For our programme, we decided upon one opera. I ascertained that the Radio Eireann Light Orchestra would be available to us and so an orchestral concert was added. There would be two recitals, some puppet performances by the Dublin Marionette Group, exhibitions of paintings, and of historical manuscripts, prints and maps of the county, an operatic exhibition of old prints and opera bills, and personal belongings of M.W. Balfe, and three lectures.

The principal feature of the Festival then as now, was opera. I had chosen Balfe's Rose of Castille for the following reasons, it was melodious and so would attract an Irish operatic audience, the composer had spent part of his early life in Wexford, it was seldom if ever performed. From this latter principle, as with many others in connection with the Festival such as the time of year in which it is held, our policy has never varied. Concerning the presentation of opera I held some very decided views. I believed that the principal singers should not only be able to sing but should bear a reasonable resemblance to the characters that they were portraying. I believed that an opera should be designed and produced with just as much care  as an ordinary straight play, and I believed that the chorus should know its work so well, that it could go through a performance without once having to watch the conductor.

I do not mean to suggest that these views were original, they just did not seem to be universal. Nor were all these aims achieved in the first year. The chorus however, entirely amateur, entirely local set a standard which was unprecedented in Ireland, a standard that has risen with each succeeding Festival.

Time passed quickly in that summer of 1951, helped on by periods of elation when things seemed to be going well, retarded by bouts of depression whenever we stopped to think how little interest the Festival was creating. In fact, thinking back on it the reaction of most of the townspeople was to look upon the whole business as a joke, and outside Wexford, nobody had even heard of us. But on October eleventh all this was changed.

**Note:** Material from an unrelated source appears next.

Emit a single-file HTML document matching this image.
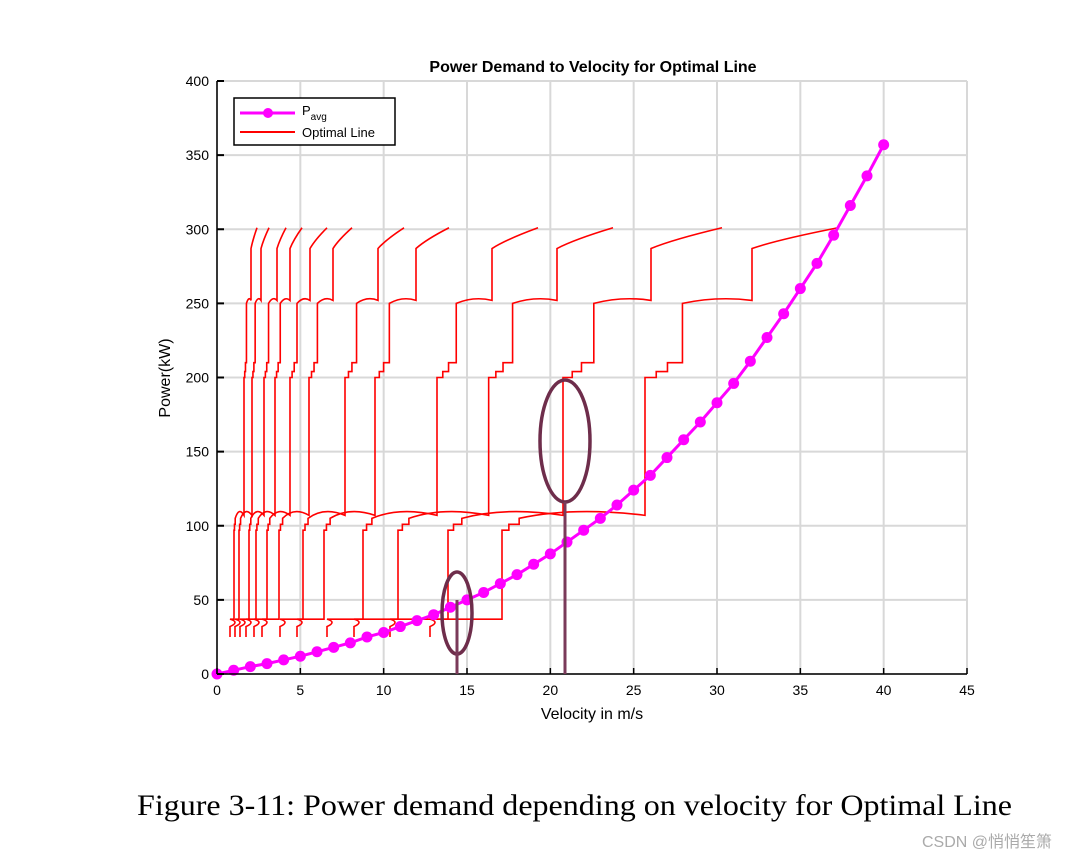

That day I was handed a copy of the London Times. Turning to the entertainments column I discovered at the bottom of a rather caustic criticism of Orson Well's Othello, which had opened in London the previous evening, right at the top in large print I read  "The Wexford Festival. Operas by Balfe and Ravel"**. Underneath in a seven inch column London was told all about the forthcoming Festival.

I had scarcely finished reading when the telephone commenced to ring. It appeared that the London offices of our National dailies had telephoned Dublin to ask what was all this about a Festival at Wexford, of which The Times  had been informed but of which they had not. This was Dublin calling and would we please give them something. They will never know how pleased we were to do so.

From that moment journalists began to arrive in Wexford by every train, where, to quote one paper they found us "surprised but unabashed at the amount of interest aroused throughout the country"

Perhaps we felt proudest of all of an editorial in the Evening Herald which said: "The remarkable feature of the event is the silence, almost secrecy, with which the plans were conceived and brought to fruition. Too often have we trumpeted about our inherent love of music and culture, but the only suitable notes to comfort our efforts in most cases would be The Last Post ".

So the first Festival was a success. Today after seven Festivals we can look back with quiet satisfaction to ten operas, performed with singers such as Afro Poli, Josef Traxel, Nicola Monti, Franco Calabrese, Esther Rethy, Marco Rothmueller, Elizabeth Lindermeier, Paolo Pedani and Graziella Sciutti, to recitalists, such as Leon Goosens, Campoli, Gina Bachauer, Segovia and Cor de Groot, to over fifty films, to important exhibitions, to orchestral concerts, to plays, and - to an atmosphere of Irish friendliness that is unique among festivals the world over.

Erskine Childers, Compton Mackenzie and Dr. Tom Walsh, at The Wexford Festival 1951



















* Dr James Staunton,  Bishop of Ferns, 1938 - 1963.
** Reference to L'Enfant et les Sortileges, presented by the Dublin Marionette Group.